Hint: In the given question, we have been asked to find the value of a given expression and we have given three vectors i.e. \[v=\ <4,-3,5>,\ w=\ <2,6,-1>\] and \[z=<3,0,4>\]. In the given each vector we have three components that represent ‘x’, ‘y’ and ‘z’ directions. So for adding the vectors first we need to add only the values of x-direction and then we add the values of y-direction and then adding the values of z-direction and then write it in the given vector form that is in the question. For subtracting the two vectors, we need to subtract the values of x-direction then subtract the values of y-direction and same with the values of z-direction then write it in the vector form. To multiply a scalar unit by vector, we need to multiply each component of the vector by that scalar unit. Later we will simplify the given expression and we will get our required solution.

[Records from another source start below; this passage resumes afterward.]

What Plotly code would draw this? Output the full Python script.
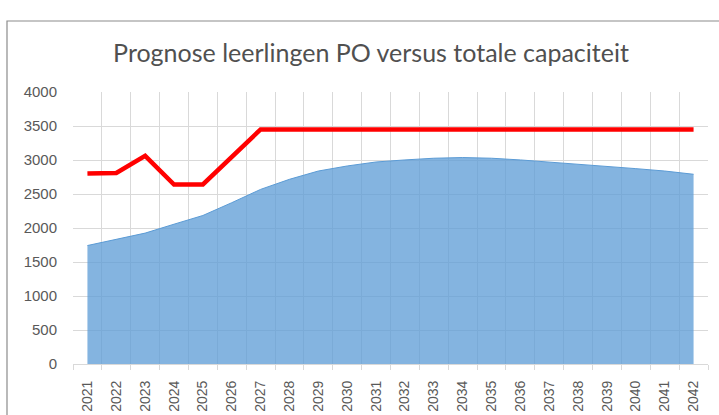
import plotly.graph_objects as go

years = [str(y) for y in range(2021, 2043)]
leerlingen = [1742, 1830, 1925, 2056, 2184, 2372, 2568, 2716, 2838, 2912,
              2971, 3001, 3026, 3036, 3026, 3001, 2971, 2937, 2903, 2873, 2838, 2790]
capaciteit = [2800, 2810, 3060, 2640, 2640, 3045, 3450, 3450, 3450, 3450,
              3450, 3450, 3450, 3450, 3450, 3450, 3450, 3450, 3450, 3450, 3450, 3450]
y_ticks = [0, 500, 1000, 1500, 2000, 2500, 3000, 3500, 4000]

xs = list(range(len(years)))

fig = go.Figure()
fig.add_trace(go.Scatter(
    x=xs, y=leerlingen, mode="lines", fill="tozeroy",
    line=dict(color="rgb(91,155,213)", width=1),
    fillcolor="rgba(91,155,213,0.75)", showlegend=False, hoverinfo="skip"))
fig.add_trace(go.Scatter(
    x=xs, y=capaciteit, mode="lines",
    line=dict(color="#ff0000", width=4.5), showlegend=False))

L, R, T, B = 73, 11, 92, 51
W, H = 719, 415
pw, ph = W - L - R, H - T - B

fig.update_layout(
    width=W, height=H,
    margin=dict(l=L, r=R, t=T, b=B, autoexpand=False),
    paper_bgcolor="white", plot_bgcolor="white",
    title=dict(text="Prognose leerlingen PO versus totale capaciteit",
               x=371 / W, xanchor="center", y=1 - 53 / H, yanchor="middle",
               font=dict(family="Lato, Open Sans, sans-serif", size=25, color="#505050")),
    xaxis=dict(
        range=[-0.5, len(years) - 0.5], tickmode="array", tickvals=xs, ticktext=years,
        tickangle=-90, showgrid=False, zeroline=False, ticks="",
        showline=True, linecolor="#d9d9d9", linewidth=1, ticklabelstandoff=10,
        tickfont=dict(family="Liberation Sans, Arial, sans-serif", size=14, color="#595959"),
        minor=dict(tickmode="array", tickvals=[i - 0.5 for i in range(len(years) + 1)],
                   showgrid=True, gridcolor="#d9d9d9", gridwidth=1,
                   ticks="outside", ticklen=5, tickcolor="#d9d9d9"),
        fixedrange=True),
    yaxis=dict(
        range=[0, 4000], tickmode="array", tickvals=y_ticks,
        showgrid=True, gridcolor="#d9d9d9", gridwidth=1, zeroline=False,
        showline=False, ticks="", ticklabelstandoff=15,
        tickfont=dict(family="Liberation Sans, Arial, sans-serif", size=15, color="#595959"),
        fixedrange=True),
)

# outer chart frame
fig.add_shape(type="rect", xref="paper", yref="paper",
              x0=(7 - L) / pw, x1=1 + 30 / pw, y0=-60 / ph - 0.2, y1=1 + (T - 21) / ph,
              line=dict(color="#8c8c8c", width=1.2), fillcolor="rgba(0,0,0,0)", layer="below")

fig.write_html("out.html", config={"displayModeBar": False},
               post_script="document.body.style.margin='0';document.body.style.overflow='hidden';")
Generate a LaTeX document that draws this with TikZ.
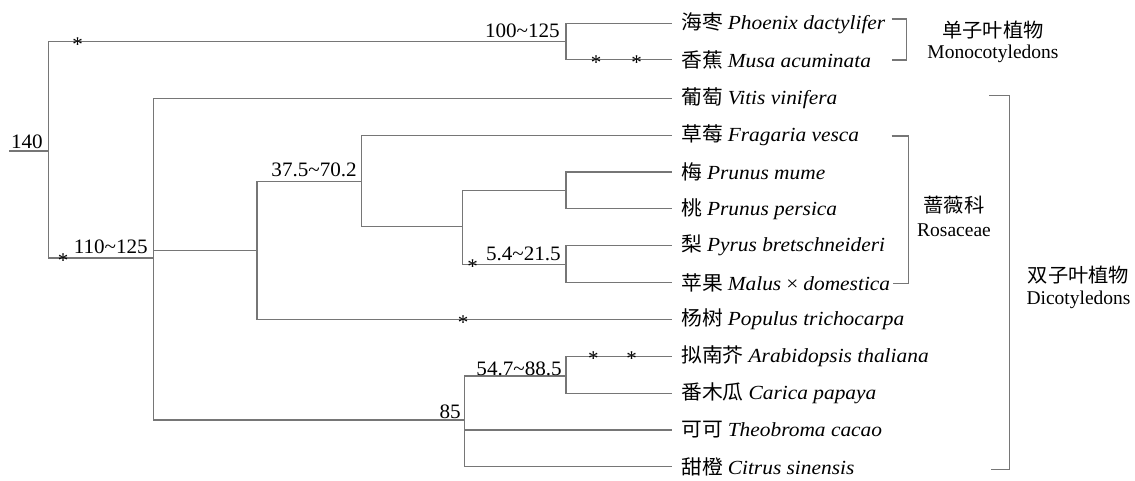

Complete step by step answer:
We have given three vectors,
\[\overrightarrow{v}=\ <4,-3,5>\ i.e.\ \overrightarrow{v}=\left( \begin{matrix}
   4 \\
   -3 \\
   5 \\
\end{matrix} \right)\]

\[\Rightarrow\overrightarrow{w}=\ <2,6,-1>\ i.e.\ \overrightarrow{w}=\left( \begin{matrix}
   2 \\
   6 \\
   -1 \\
\end{matrix} \right)\]

\[\Rightarrow\overrightarrow{z}=<3,0,4>\ i.e.\ \overrightarrow{z}=\left( \begin{matrix}
   3 \\
   0 \\
   4 \\
\end{matrix} \right)\]

Now,
\[u=\dfrac{1}{2}v-w+2z\]
\[\Rightarrow u=\dfrac{1}{2}\left( \begin{matrix}
   4 \\
   -3 \\
   5 \\
\end{matrix} \right)-\left( \begin{matrix}
   2 \\
   6 \\
   -1 \\
\end{matrix} \right)+2\left( \begin{matrix}
   3 \\
   0 \\
   4 \\
\end{matrix} \right)\]

Simplifying the above, we get
\[u=\left( \begin{matrix}
   2 \\
   \left( \dfrac{-3}{2} \right) \\
   \left( \dfrac{5}{2} \right) \\
\end{matrix} \right)-\left( \begin{matrix}
   2 \\
   6 \\
   -1 \\
\end{matrix} \right)+\left( \begin{matrix}
   6 \\
   0 \\
   8 \\
\end{matrix} \right)\]

Simplifying the above expression by subtracting the first two vectors we get
\[u=\left( \begin{matrix}
   2-2 \\
   \left( \dfrac{-3}{2}-6 \right) \\
   \left( \dfrac{5}{2}-\left( -1 \right) \right) \\
\end{matrix} \right)+\left( \begin{matrix}
   6 \\
   0 \\
   8 \\
\end{matrix} \right)\]

Simplifying the components of the above vector, we get
\[u=\left( \begin{matrix}
   0 \\
   \left( \dfrac{-3}{2}-\dfrac{12}{2} \right) \\
   \left( \dfrac{5}{2}+\dfrac{2}{2} \right) \\
\end{matrix} \right)+\left( \begin{matrix}
   6 \\
   0 \\
   8 \\
\end{matrix} \right)\]

\[\Rightarrow u=\left( \begin{matrix}
   0 \\
   \left( \dfrac{-15}{2} \right) \\
   \left( \dfrac{7}{2} \right) \\
\end{matrix} \right)+\left( \begin{matrix}
   6 \\
   0 \\
   8 \\
\end{matrix} \right)\]

Now, adding the two vectors, we get
\[u=\left( \begin{matrix}
   0+6 \\
   \left( \dfrac{-15}{2}+0 \right) \\
   \left( \dfrac{7}{2}+8 \right) \\
\end{matrix} \right)\]

Simplifying the each component of the above vector by taking LCM, we get
\[u=\left( \begin{matrix}
   6 \\
   \left( \dfrac{-15}{2} \right) \\
   \left( \dfrac{7}{2}+\dfrac{16}{2} \right) \\
\end{matrix} \right)\]

Simplifying the above vector, we get
\[u=\left( \begin{matrix}
   6 \\
   \left( \dfrac{-15}{2} \right) \\
   \left( \dfrac{23}{2} \right) \\
\end{matrix} \right)\]

Therefore, the value of \[u=\dfrac{1}{2}v-w+2z\]is equal to the\[u=\left( \begin{matrix}
   6 \\
   \left( \dfrac{-15}{2} \right) \\
   \left( \dfrac{23}{2} \right) \\
\end{matrix} \right)\].

Note:Students need to remember that addition and subtraction of vectors are different from the normally performing addition and subtraction on numbers, it is because a vector contains or represents the x, y and z direction respectively. So while adding or subtracting the given vectors we can only add or subtract the value of the same direction only. And to multiply a vector by a given scalar unit, we need to multiply each component of the given vector by that given scalar unit.